A profound insight: repeatedly running experiments in non-stationary environments inherently leaks information about the hidden dynamics to researchers, subtly reducing the partial observability of the benchmark.
The paper suggests that the continual RL community needs a new set of "experimental protocols", analogous to the well-established train/test split convention in supervised learning.
The precise characterization of the two pitfalls—"false negative" (falsely assuming an algorithm fails) and "false positive" (falsely assuming all algorithms succeed)—is highly instructive.

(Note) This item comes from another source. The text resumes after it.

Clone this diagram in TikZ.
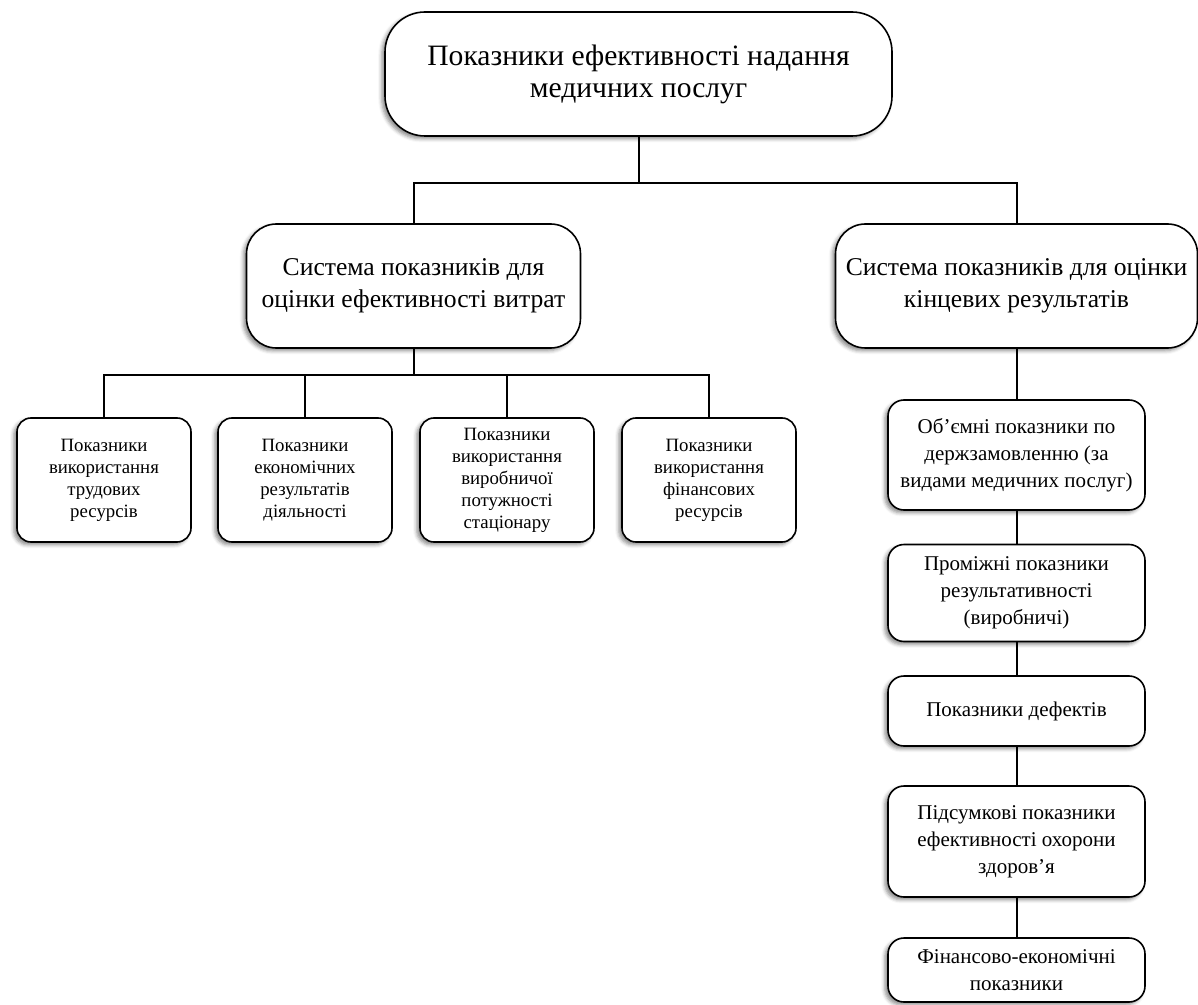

Limitations & Future Work¶

k%-percent tuning itself still requires choosing a \(k\) value, and the optimal \(k\) is task-dependent—this introduces a meta-hyperparameter issue, which, though better than lifetime tuning, is not perfect.
The paper only validates its findings on relatively simple environments (Catch, Mountain Car, CartPole, Acrobot) without covering more complex benchmarks like Atari or MuJoCo, which limits its persuasiveness.
No concrete algorithmic solution for automatic parameter tuning (meta-learning hyperparameters) is provided; it only points out the direction.
k%-percent tuning assumes that early experience is representative—if non-stationarity only occurs late in the lifetime or undergoes qualitative domain shifts, the first \(k\%\) of of data may be insufficient.
As a position paper, it raises more questions than it solves and lacks a systematic solution.
It does not deeply analyze the interactions between hyperparameters—certain hyperparameter combinations might perform well in the short term but become unsustainable in the long run.
The discussion on which performance metrics to select during the tuning phase is not deep enough, with only three simple metrics being tested.

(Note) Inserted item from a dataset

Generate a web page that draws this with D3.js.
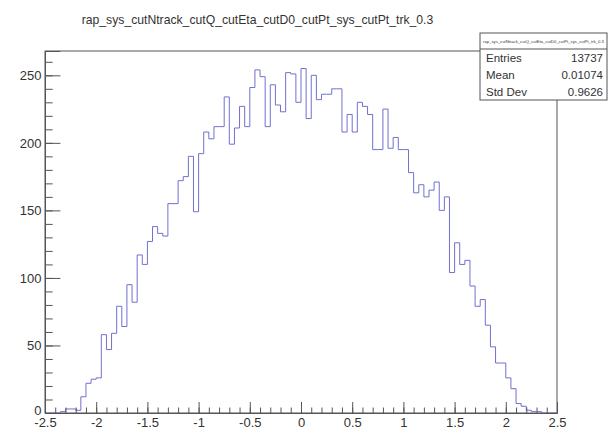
<!DOCTYPE html>
<html>
<head>
<meta charset="utf-8">
<script src="https://cdn.jsdelivr.net/npm/d3@7"></script>
<style>
  body { margin: 0; background: #fff; }
  text { font-family: "Liberation Sans", Arial, sans-serif; fill: #333; }
</style>
</head>
<body>
<div id="chart"></div>
<script>
// Histogram rap_sys..., 100 bins from -2.5 to 2.5

const histName = "rap_sys_cutNtrack_cutQ_cutEta_cutD0_cutPt_sys_cutPt_trk_0.3";
const binLow = -2.5;
const binWidth = 0.05;

// bin contents
const counts = [
    0, 0, 0, 1, 3, 3, 2, 12, 22, 25,
    26, 58, 47, 59, 79, 64, 95, 82, 117, 110,
    127, 138, 133, 131, 155, 155, 172, 175, 190, 149,
    192, 208, 203, 212, 212, 234, 199, 211, 227, 212,
    241, 254, 249, 212, 243, 228, 223, 252, 251, 230,
    255, 218, 250, 232, 236, 236, 240, 240, 208, 221,
    208, 230, 227, 221, 195, 195, 225, 196, 204, 195,
    195, 178, 163, 169, 160, 165, 171, 150, 160, 104,
    126, 110, 113, 94, 79, 84, 65, 49, 37, 37,
    26, 18, 7, 5, 2, 1, 1, 0, 0, 0
];

const xMajor = [-2.5, -2, -1.5, -1, -0.5, 0, 0.5, 1, 1.5, 2, 2.5];
const yMajor = [0, 50, 100, 150, 200, 250];
const statLabels = ["Entries", "Mean", "Std Dev"];
const statValues = ["13737", "0.01074", "0.9626"];

const width = 609;
const height = 432;
const frame = { left: 45, right: 557, top: 51, bottom: 413 };
const lineColor = "#7070d0";
const axisColor = "#555";

const svg = d3.select("#chart")
    .append("svg")
    .attr("width", width)
    .attr("height", height);

const x = d3.scaleLinear()
    .domain([-2.5, 2.5])
    .range([frame.left, frame.right]);

const y = d3.scaleLinear()
    .domain([0, 268])
    .range([frame.bottom, frame.top]);

// title
svg.append("text")
    .attr("x", 257.5)
    .attr("y", 24)
    .attr("text-anchor", "middle")
    .attr("font-size", "12.2px")
    .text(histName);

// frame
svg.append("rect")
    .attr("x", frame.left)
    .attr("y", frame.top)
    .attr("width", frame.right - frame.left)
    .attr("height", frame.bottom - frame.top)
    .attr("fill", "none")
    .attr("stroke", axisColor);

// histogram as a step line
let pts = [[x(binLow), y(0)]];
counts.forEach((c, i) => {
    const lo = binLow + i * binWidth;
    pts.push([x(lo), y(c)]);
    pts.push([x(lo + binWidth), y(c)]);
});
pts.push([x(binLow + counts.length * binWidth), y(0)]);

svg.append("path")
    .attr("d", d3.line()(pts))
    .attr("fill", "none")
    .attr("stroke", lineColor)
    .attr("stroke-width", 1);

// x axis: ticks point up into the frame
const xMinor = d3.range(-25, 26).map(d => d / 10);
svg.append("g")
    .attr("transform", `translate(0,${frame.bottom})`)
    .call(d3.axisBottom(x).tickValues(xMinor).tickSize(-5.5).tickFormat(""))
    .call(g => g.select(".domain").remove());
const gx = svg.append("g")
    .attr("transform", `translate(0,${frame.bottom})`)
    .call(d3.axisBottom(x).tickValues(xMajor).tickSize(-11).tickPadding(5)
        .tickFormat(d => d3.format("")(d).replace("−", "-")));
gx.select(".domain").attr("stroke", axisColor);

// y axis: ticks point right into the frame
const yMinor = d3.range(0, 261, 10);
svg.append("g")
    .attr("transform", `translate(${frame.left},0)`)
    .call(d3.axisLeft(y).tickValues(yMinor).tickSize(-7.7).tickFormat(""))
    .call(g => g.select(".domain").remove());
const gy = svg.append("g")
    .attr("transform", `translate(${frame.left},0)`)
    .call(d3.axisLeft(y).tickValues(yMajor).tickSize(-15.4).tickPadding(3.5));
gy.select(".domain").attr("stroke", axisColor);

svg.selectAll(".tick line").attr("stroke", axisColor);
svg.selectAll(".tick text")
    .attr("font-family", "Liberation Sans, Arial, sans-serif")
    .attr("font-size", "13px")
    .attr("fill", "#333");

// the "0" label sits a bit higher, as ROOT draws it
gy.selectAll(".tick text").filter(d => d === 0).attr("dy", "0.1em");

// stats box
const box = { x: 480, y: 33, w: 127, h: 67, head: 16 };
svg.append("rect")
    .attr("x", box.x)
    .attr("y", box.y)
    .attr("width", box.w)
    .attr("height", box.h)
    .attr("fill", "#fff")
    .attr("stroke", axisColor);
svg.append("line")
    .attr("x1", box.x).attr("x2", box.x + box.w)
    .attr("y1", box.y + box.head).attr("y2", box.y + box.head)
    .attr("stroke", axisColor);
svg.append("text")
    .attr("x", box.x + box.w / 2)
    .attr("y", box.y + 10)
    .attr("text-anchor", "middle")
    .attr("font-size", "4.2px")
    .text(histName);

const rowH = (box.h - box.head) / statLabels.length;
statLabels.forEach((lab, i) => {
    const by = box.y + box.head + rowH * i + rowH / 2 + 4;
    svg.append("text")
        .attr("x", box.x + 6)
        .attr("y", by)
        .attr("font-size", "11.5px")
        .text(lab);
    svg.append("text")
        .attr("x", box.x + box.w - 4)
        .attr("y", by)
        .attr("text-anchor", "end")
        .attr("font-size", "11.5px")
        .text(statValues[i]);
});
</script>
</body>
</html>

Continual learning advancements such as network resizing/resetting in Nikishin et al. (2022), W0 regularization in Kumar et al. (2024), and layer normalization in Lyle et al. (2023) receive a fairer evaluation under the proposed framework—they clearly outperform vanilla DQN under k%-percent tuning.
The work of Patterson et al. (2024) on the statistical handling of hyperparameters in RL is complementary to this paper, collectively pointing out systematic issues in current RL experimental methodologies.
Formal definitions of continual RL in Abel et al. (2023) and Khetarpal et al. (2022) provide a theoretical basis for the problem formulation of this work.
Implications for the continual learning community: future papers should explicitly declare what percentage of lifetime data was used for hyperparameter searches, and validate algorithmic stability over longer deployment periods.
Implications for actual deployment: prioritize algorithms with fewer hyperparameters and those with adaptive mechanisms—such as automatic hyperparameter tuning via meta-learning or population-based training.
The analogy to "cross-validation" in supervised learning is thought-provoking: continual RL requires a "train/test split" along the temporal dimension.

Rating¶

⭐⭐⭐⭐ As a position paper, it introduces a highly significant and widely neglected methodological issue with clear and compelling lines of reasoning—the characterization of the two pitfalls is exceptionally precise. The progressive experiments on Non-stationary Catch (Fig 1\(\rightarrow\)2\(\rightarrow\)3), while simple, are highly persuasive and educational. The experiments showing that mitigation strategies indeed exhibit advantages under k%-percent tuning provide the strongest evidence. However, the proposed solution (k%-percent tuning) is somewhat simplistic and introduces a new meta-hyperparameter \(k\); it also lacks validation on standard, large-scale benchmarks such as Atari or MuJoCo, nor does it provide automated tuning solutions. Nonetheless, it holds deep potential impact on the evaluation standards of the continual RL community.